- **GOAL**:
Copy each line of the entries beneath that contains the word "script".

- **DATA FOR PROCESSING**:
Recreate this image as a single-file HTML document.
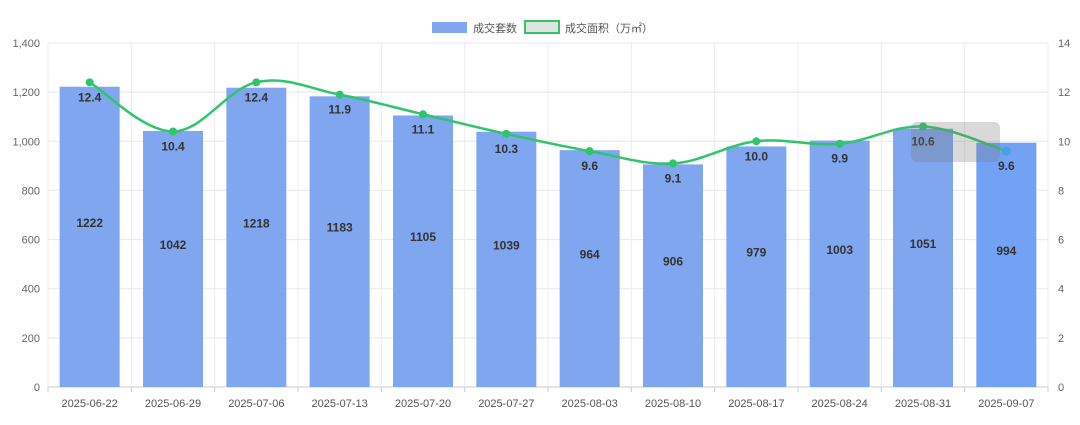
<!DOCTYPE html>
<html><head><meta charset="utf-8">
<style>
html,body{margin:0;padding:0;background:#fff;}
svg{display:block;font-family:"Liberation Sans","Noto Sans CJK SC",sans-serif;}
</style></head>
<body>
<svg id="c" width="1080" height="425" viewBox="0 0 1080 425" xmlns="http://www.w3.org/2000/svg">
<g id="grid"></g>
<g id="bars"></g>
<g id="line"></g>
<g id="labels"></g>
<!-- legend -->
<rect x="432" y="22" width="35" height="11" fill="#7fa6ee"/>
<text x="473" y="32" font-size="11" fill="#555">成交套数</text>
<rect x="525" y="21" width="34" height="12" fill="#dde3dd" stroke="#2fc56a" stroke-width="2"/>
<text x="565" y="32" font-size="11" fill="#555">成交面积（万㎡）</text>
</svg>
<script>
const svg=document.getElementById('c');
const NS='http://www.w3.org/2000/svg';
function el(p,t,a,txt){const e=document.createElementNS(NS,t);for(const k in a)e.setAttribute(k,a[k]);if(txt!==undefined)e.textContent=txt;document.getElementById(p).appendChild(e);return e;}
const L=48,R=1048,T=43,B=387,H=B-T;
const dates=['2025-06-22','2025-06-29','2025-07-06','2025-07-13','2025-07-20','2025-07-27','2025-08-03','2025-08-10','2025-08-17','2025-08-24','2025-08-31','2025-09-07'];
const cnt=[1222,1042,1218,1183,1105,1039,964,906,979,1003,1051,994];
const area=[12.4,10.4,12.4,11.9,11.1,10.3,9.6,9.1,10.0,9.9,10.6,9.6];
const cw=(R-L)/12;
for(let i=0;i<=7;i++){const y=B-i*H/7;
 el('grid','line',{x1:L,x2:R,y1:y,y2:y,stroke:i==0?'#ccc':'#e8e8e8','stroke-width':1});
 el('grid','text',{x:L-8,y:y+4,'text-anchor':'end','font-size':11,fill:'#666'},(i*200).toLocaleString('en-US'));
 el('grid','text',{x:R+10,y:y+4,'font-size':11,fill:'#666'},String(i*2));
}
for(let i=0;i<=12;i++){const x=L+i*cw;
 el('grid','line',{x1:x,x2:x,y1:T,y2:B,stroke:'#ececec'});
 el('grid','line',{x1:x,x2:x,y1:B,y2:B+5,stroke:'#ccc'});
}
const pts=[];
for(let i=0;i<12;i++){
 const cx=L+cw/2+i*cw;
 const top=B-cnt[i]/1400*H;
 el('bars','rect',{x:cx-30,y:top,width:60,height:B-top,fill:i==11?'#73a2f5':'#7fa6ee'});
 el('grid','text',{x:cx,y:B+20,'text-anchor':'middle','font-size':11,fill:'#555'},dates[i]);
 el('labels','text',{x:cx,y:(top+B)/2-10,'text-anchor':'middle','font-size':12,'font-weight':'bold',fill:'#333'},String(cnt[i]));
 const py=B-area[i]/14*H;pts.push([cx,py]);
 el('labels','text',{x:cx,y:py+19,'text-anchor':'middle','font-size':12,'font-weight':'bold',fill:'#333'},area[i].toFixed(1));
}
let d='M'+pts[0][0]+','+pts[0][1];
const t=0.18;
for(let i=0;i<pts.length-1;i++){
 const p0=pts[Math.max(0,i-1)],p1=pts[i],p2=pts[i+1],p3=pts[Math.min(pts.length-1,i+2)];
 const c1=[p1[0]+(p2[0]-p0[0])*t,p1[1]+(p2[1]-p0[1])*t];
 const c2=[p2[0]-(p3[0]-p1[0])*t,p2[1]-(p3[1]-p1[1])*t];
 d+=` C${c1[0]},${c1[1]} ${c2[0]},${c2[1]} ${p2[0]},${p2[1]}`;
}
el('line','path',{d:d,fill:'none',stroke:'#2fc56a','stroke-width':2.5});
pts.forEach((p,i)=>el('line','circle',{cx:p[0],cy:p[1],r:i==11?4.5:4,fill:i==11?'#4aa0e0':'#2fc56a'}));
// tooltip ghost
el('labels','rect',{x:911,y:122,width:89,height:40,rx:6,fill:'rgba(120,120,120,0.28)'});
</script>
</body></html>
...
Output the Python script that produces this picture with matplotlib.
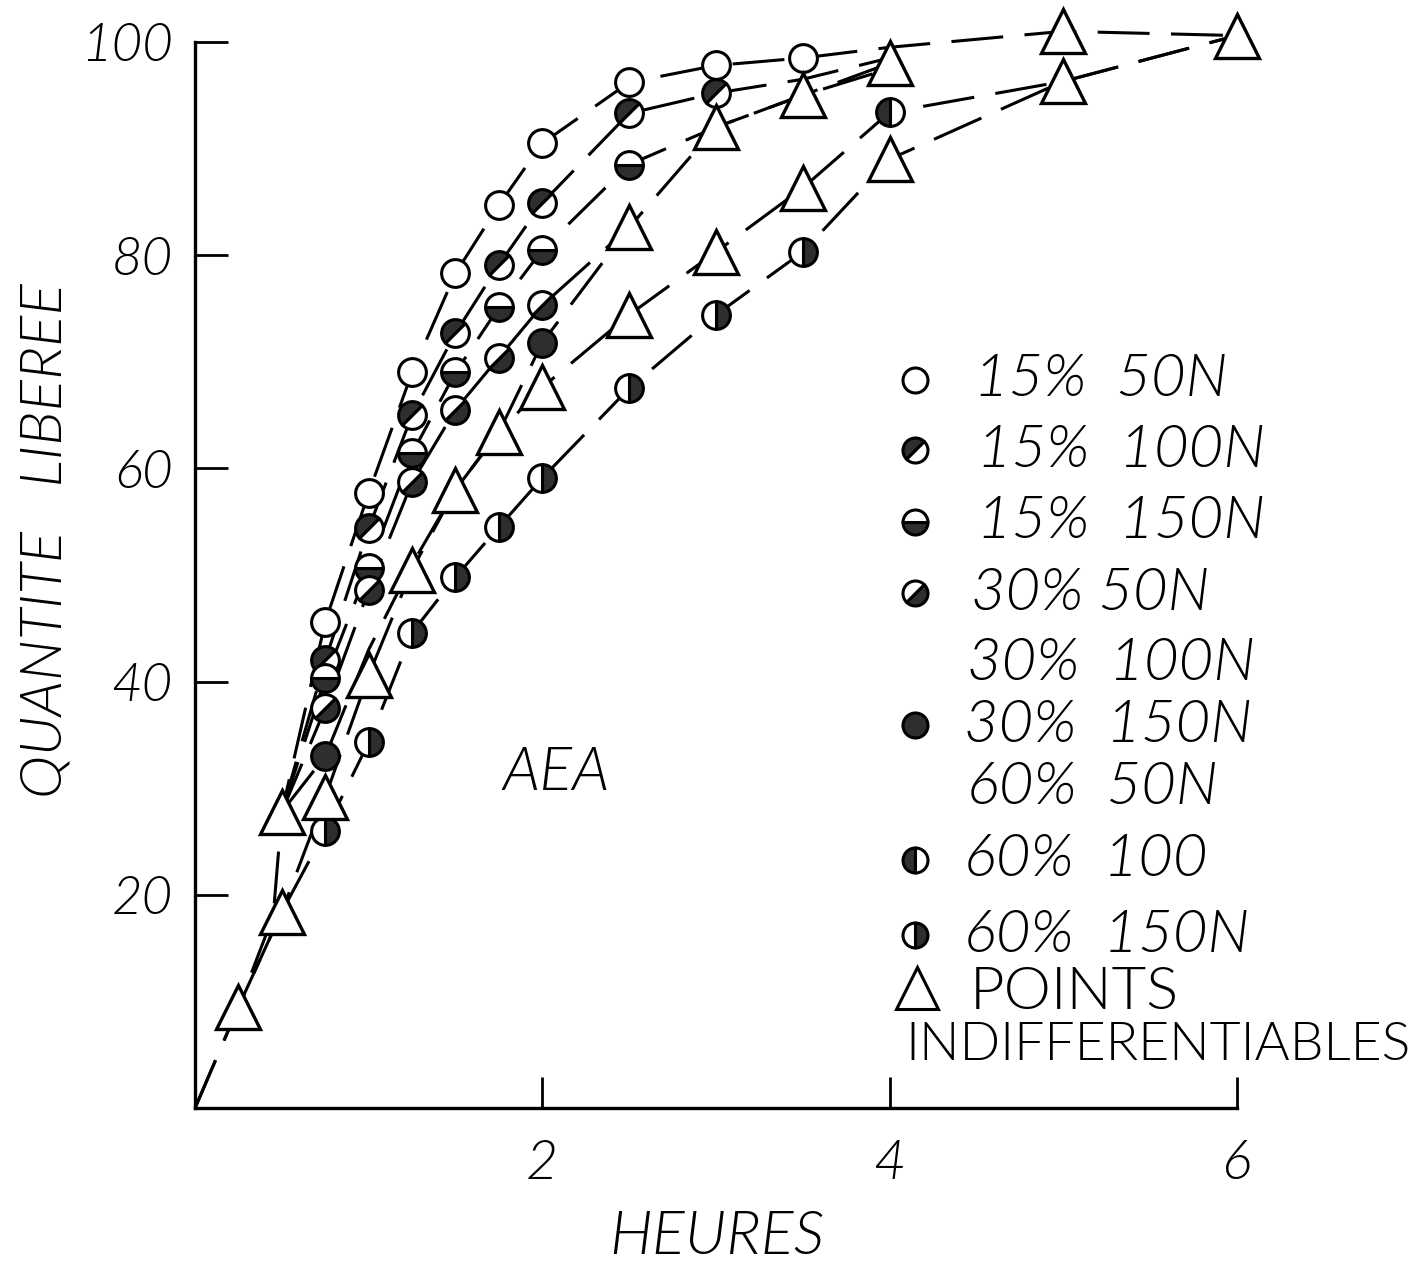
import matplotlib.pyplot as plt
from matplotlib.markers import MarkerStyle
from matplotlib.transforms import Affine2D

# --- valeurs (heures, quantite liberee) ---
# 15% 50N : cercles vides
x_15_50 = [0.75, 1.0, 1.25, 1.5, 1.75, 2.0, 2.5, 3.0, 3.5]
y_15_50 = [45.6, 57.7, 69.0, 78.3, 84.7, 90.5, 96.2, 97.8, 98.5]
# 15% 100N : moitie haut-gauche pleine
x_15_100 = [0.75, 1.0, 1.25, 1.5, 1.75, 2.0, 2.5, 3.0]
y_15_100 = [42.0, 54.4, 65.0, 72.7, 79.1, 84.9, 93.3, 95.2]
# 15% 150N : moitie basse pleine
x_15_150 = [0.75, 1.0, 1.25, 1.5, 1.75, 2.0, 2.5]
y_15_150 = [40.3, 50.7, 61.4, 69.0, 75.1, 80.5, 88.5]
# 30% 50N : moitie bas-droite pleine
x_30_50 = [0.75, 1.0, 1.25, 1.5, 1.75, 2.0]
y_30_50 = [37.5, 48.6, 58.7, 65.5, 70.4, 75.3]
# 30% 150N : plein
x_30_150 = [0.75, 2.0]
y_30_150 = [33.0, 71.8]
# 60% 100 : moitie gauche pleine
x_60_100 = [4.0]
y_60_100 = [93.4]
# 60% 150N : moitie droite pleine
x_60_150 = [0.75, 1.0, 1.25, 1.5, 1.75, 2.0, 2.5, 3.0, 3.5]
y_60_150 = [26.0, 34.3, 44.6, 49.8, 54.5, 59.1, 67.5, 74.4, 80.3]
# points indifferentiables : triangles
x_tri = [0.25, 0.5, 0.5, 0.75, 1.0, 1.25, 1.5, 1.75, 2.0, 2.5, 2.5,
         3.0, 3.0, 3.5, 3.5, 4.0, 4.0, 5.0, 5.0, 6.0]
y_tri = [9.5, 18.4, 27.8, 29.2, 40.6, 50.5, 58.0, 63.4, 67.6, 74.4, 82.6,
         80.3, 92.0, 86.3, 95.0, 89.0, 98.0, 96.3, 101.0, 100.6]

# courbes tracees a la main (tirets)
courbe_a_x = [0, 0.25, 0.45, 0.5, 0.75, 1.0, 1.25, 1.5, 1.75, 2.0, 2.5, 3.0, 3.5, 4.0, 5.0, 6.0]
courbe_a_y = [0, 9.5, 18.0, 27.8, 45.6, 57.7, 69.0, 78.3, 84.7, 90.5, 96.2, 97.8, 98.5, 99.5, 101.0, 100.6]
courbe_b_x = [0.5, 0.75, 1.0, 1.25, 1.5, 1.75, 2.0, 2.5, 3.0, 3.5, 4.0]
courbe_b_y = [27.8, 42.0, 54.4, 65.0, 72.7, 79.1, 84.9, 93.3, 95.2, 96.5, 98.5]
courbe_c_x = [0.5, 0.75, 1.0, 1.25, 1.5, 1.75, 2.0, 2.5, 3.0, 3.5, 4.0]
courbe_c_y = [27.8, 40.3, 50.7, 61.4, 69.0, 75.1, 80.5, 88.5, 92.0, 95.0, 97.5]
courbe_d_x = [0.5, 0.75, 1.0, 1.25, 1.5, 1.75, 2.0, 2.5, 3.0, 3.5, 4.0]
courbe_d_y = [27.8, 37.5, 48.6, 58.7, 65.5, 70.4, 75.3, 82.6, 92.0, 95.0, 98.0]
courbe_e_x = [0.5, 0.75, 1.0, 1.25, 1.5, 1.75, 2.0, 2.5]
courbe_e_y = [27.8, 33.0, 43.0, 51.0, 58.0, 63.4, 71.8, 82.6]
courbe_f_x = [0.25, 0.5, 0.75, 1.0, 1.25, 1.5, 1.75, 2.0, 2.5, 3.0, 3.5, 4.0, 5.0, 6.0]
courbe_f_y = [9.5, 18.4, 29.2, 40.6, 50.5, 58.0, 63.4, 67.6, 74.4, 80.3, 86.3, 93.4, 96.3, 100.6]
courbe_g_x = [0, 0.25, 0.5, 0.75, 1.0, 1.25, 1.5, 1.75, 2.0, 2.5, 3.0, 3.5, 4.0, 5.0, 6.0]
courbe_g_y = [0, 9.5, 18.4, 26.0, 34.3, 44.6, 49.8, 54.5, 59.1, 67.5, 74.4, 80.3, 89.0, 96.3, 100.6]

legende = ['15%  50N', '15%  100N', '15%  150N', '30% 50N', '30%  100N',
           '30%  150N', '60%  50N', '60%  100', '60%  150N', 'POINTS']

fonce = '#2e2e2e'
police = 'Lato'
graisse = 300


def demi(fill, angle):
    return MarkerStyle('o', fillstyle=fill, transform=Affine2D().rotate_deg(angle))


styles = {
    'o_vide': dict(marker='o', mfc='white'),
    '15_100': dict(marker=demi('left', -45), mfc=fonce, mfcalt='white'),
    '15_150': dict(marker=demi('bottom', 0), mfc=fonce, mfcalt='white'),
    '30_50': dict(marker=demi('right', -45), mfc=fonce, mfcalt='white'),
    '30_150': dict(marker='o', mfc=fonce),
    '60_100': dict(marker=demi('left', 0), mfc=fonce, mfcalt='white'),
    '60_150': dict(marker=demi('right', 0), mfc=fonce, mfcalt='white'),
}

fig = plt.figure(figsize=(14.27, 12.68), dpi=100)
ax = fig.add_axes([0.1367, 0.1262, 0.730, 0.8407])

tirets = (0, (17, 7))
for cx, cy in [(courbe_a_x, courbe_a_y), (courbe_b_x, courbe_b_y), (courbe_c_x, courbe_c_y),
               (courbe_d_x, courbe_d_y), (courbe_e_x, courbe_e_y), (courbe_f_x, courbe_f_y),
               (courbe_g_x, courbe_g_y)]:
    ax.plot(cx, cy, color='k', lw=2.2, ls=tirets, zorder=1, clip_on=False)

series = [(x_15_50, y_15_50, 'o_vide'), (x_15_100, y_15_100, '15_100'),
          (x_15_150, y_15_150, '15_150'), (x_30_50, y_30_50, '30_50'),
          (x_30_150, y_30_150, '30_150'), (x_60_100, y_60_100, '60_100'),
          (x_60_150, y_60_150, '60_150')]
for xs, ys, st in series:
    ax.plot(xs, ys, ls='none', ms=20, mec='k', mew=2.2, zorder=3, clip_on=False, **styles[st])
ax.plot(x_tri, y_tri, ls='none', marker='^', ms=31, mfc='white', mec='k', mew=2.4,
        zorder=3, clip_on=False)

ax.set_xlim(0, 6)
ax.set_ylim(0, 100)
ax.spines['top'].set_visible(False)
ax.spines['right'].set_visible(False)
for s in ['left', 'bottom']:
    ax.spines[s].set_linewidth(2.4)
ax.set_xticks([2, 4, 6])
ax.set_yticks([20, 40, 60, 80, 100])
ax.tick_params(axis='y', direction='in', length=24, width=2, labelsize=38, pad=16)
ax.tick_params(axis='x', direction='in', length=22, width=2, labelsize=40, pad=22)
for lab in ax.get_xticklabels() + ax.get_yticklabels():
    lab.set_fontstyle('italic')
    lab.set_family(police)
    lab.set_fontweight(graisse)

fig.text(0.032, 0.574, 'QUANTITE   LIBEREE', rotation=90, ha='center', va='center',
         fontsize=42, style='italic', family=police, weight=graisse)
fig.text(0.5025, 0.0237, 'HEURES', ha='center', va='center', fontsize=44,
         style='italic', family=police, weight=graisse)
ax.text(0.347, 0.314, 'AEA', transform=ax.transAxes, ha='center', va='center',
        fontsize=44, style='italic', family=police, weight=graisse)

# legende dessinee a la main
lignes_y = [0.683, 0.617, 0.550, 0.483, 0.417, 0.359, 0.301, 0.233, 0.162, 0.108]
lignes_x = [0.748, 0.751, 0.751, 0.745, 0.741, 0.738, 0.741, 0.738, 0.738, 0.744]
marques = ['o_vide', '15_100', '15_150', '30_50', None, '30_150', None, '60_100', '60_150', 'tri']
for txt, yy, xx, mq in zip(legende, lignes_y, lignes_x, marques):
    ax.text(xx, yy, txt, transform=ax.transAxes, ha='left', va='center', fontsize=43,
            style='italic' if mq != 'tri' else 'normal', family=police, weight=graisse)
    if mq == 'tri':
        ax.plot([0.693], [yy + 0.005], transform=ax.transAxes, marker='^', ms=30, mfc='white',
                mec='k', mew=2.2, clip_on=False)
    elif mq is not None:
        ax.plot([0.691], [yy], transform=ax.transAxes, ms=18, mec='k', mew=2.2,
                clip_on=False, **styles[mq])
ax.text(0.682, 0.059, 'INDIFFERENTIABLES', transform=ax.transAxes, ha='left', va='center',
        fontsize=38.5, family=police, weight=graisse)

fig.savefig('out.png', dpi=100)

- **WRITTEN RESPONSE**:
<script>
</script>
Output the Python script that produces this picture with matplotlib.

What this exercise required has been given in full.